Building up capital

Investing: get off to a flying start with these 5 tips

Investing is where the smart money is. These days that’s common knowledge. But before you begin, read our top tips so you can get off to a flying start.

1. A little self-knowledge (as an investor) goes a long way

It’s worth spending some time looking into a mirror before you start investing. Ask yourself: how much do you know about investing? How do you think you’ll handle possible losses? How long can you afford to have your money tied up in investments?

Your investor profile is a compilation of all the answers to these and similar questions on a list that you fill in — with the assistance of an ING adviser, if you like

This builds a picture of who you are as an investor: your investor profile. You can see it as a kind of financial passport which gives you access to the investments that are best suited to you.

What are the investor profiles that you can have at ING?

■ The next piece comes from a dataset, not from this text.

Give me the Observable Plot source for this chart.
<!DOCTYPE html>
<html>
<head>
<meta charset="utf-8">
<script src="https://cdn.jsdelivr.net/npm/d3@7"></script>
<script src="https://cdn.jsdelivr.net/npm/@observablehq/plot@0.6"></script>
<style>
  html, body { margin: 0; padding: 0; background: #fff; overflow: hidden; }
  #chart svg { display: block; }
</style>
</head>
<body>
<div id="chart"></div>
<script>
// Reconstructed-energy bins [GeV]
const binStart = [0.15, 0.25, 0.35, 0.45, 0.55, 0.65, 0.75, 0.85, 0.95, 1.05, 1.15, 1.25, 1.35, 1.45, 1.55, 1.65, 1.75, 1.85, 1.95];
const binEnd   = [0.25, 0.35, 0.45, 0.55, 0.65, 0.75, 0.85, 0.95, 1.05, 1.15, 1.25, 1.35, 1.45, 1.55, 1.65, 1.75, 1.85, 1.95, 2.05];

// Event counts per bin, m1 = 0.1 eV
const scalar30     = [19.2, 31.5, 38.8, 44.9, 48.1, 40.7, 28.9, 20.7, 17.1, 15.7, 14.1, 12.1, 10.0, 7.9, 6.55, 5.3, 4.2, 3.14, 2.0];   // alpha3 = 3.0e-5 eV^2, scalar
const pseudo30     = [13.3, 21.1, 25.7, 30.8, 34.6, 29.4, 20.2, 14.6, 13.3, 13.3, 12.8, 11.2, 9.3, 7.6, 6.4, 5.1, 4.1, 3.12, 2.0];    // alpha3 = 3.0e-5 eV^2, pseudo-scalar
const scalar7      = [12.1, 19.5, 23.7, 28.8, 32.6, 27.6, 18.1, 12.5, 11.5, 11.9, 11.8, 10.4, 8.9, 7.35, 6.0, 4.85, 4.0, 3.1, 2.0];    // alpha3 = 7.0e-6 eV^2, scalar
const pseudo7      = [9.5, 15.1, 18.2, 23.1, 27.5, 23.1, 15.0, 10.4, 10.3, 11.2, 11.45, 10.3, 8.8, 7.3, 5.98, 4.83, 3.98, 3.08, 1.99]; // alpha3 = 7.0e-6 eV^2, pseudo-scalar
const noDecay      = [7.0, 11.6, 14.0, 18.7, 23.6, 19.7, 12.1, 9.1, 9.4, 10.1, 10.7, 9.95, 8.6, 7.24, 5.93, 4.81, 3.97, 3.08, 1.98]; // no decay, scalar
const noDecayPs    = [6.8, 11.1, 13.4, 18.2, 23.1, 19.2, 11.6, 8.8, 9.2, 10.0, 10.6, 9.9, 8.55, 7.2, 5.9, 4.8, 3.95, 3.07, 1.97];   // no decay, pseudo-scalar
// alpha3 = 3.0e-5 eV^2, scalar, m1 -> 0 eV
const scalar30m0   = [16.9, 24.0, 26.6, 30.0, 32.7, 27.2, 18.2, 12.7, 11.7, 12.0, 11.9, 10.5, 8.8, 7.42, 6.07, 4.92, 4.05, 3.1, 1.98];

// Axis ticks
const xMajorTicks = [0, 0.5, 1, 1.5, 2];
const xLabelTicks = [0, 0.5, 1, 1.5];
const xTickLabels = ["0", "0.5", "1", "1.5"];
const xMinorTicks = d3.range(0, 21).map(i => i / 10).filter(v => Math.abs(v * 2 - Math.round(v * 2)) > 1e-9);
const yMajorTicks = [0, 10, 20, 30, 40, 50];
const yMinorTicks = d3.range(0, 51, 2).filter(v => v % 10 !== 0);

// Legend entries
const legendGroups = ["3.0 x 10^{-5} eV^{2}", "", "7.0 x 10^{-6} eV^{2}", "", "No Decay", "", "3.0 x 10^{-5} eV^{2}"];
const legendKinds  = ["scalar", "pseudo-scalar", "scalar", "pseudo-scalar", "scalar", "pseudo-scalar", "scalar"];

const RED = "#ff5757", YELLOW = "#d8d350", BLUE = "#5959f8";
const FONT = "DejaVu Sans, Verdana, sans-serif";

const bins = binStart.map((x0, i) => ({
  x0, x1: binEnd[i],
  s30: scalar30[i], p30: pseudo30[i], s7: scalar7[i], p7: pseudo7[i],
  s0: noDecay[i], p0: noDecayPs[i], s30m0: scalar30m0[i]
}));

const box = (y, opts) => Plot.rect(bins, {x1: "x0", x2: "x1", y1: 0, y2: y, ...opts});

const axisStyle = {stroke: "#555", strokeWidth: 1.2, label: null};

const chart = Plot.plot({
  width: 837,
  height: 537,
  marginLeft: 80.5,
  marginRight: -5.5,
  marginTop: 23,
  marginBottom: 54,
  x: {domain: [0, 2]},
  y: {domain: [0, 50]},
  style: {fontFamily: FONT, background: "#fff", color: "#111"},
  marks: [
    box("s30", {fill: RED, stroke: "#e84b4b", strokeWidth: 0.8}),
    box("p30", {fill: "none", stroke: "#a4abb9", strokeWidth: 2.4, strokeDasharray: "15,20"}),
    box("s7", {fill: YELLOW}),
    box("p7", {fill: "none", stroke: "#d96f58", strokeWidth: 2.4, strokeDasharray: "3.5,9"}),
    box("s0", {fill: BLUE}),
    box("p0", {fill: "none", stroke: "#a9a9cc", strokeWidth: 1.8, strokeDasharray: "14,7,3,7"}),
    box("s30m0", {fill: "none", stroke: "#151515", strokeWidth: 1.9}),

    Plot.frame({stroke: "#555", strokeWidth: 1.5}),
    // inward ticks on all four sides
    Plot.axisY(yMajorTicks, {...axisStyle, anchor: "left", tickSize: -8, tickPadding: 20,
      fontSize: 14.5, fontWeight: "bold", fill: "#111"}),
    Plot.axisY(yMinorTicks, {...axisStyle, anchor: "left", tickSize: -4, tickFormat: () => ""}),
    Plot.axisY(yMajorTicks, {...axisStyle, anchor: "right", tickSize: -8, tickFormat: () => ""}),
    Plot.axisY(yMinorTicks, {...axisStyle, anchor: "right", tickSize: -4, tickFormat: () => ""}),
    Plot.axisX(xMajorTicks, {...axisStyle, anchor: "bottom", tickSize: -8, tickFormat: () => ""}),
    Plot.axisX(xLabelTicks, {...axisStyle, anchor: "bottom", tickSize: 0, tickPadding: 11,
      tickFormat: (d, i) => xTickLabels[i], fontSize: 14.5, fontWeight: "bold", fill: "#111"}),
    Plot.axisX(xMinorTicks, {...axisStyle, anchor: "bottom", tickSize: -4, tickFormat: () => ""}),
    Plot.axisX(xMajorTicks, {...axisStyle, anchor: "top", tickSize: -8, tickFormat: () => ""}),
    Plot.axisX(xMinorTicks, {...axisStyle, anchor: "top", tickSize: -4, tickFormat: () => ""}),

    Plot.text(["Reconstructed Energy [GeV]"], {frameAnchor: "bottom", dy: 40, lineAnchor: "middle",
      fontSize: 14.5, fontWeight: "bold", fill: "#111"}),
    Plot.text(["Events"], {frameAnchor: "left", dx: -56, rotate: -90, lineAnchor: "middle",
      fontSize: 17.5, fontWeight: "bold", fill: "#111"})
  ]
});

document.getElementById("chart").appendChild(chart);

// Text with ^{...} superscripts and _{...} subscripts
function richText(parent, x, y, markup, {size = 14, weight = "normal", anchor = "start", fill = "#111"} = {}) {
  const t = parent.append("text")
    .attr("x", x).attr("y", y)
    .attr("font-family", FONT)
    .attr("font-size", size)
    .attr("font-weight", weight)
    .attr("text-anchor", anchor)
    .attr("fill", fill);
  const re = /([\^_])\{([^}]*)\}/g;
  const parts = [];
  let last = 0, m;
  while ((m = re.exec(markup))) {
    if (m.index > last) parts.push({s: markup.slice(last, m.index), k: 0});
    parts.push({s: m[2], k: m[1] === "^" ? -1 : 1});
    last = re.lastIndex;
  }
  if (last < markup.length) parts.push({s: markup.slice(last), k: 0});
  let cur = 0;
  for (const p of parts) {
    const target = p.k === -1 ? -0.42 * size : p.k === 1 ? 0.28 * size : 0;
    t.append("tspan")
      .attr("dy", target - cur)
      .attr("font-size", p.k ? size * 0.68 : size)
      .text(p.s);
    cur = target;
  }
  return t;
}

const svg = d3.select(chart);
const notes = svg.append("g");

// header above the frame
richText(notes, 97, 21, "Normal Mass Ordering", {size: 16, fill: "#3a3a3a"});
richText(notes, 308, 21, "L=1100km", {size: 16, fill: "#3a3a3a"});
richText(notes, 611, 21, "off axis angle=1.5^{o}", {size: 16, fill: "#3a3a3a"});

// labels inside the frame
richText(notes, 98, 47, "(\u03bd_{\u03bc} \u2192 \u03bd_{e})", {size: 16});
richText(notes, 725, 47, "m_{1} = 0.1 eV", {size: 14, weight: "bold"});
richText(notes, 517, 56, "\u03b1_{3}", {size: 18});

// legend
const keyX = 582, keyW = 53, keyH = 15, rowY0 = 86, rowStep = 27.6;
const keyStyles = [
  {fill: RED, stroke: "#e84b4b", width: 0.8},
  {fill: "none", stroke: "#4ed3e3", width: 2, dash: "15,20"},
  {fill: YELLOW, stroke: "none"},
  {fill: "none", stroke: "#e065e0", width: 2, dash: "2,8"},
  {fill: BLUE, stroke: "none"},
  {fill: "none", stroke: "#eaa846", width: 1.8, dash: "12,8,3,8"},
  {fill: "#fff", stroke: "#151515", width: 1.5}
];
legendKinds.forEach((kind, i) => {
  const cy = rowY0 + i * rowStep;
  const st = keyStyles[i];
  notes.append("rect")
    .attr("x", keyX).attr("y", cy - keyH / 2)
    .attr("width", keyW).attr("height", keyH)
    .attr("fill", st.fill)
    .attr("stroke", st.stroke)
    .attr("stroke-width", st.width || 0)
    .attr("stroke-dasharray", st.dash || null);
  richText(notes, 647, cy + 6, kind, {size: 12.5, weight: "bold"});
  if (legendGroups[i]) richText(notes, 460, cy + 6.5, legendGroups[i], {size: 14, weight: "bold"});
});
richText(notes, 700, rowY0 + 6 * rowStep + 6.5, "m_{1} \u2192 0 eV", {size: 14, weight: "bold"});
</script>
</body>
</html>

Good to know: your risk appetite may vary over the years, for example, you could inherit an amount of money that changes your view of your capital. Because your investor profile can change over time, it is a good idea to review your profile every year.

2. Get advice (but not from a neighbour or at a barbecue)

When investing, it’s best to get the advice of an expert. Choose that expert carefully. Your neighbour or best friend might have been investing for years, but it does not necessarily mean that they have the same needs or attitude towards risk as you do. Optimal decisions are taken with the help of somebody who knows about investments, as well as your profile and personal circumstances.

3. Keep your eye on your investment horizon

Investing is done only with money that you do not need in the short term. Depending on your investor profile, that might mean within the next three years (at a minimum). It’s wisest to check first that you have a sufficient savings buffer. Generally, the amount you should have in reserve is three to six months’ worth of net household income. It is also not a good idea to invest money you have earmarked for any significant expenditures that you plan to make within the next year, such as buying a house. After all, investments can fluctuate which may mean you have to sell your investments at an inopportune moment.

When the markets are doing well, investors sleep soundly. But when things are going less well and the markets are yo-yoing, you might be left suddenly feeling unsettled, especially if you have just started investing. In such situations, panic is a poor adviser. That is why it is vital to keep your investment horizon in mind, and to not be led by the prevailing market sentiment. Interim falls – even quite sharp ones – are all part of it, but as a rule, markets do right themselves again. Whether you are looking back to the market crash (in 1929) that caused the Great Depression, the worldwide panic during Black Monday (in 1987) or the Global Financial Crisis (in 2008): markets recover every time, no matter how seriously we experience the crisis at the time.

4. Opt for a diversified portfolio

The expression ‘don’t put all your eggs in one basket’ is especially true of investing because it is impossible to predict which investments will perform best. One year, technology shares will be achieving the highest yields, and the next year company bonds will do extremely well. To spread the risk as much as possible, invest in various asset classes (shares, bonds, cash), sectors (technology, healthcare, etc.), geographic zones (Eurozone, the US, emerging economies) and themes (food, climate, etc.). It could also be an attractive idea to spread your investments over time. You can do that with a periodic investment plan, for example. Investment funds are comprised of dozens or even hundreds of shares and/or bonds, which makes them an attractive solution for diversifying the risks.

5. Sustainable investment

You can also opt to invest sustainably and responsably. This type of investing takes environmental, social and corporate governance criteria into account. Your money is only invested in companies and governments that meet these requirements, which means you will also be supporting the transition to a more sustainable economy. Sustainable and responsible investing is not only good for the environment and society, but also for your own portfolio. It can yield the same level of return as ‘traditional’ investing does, as various studies have shown.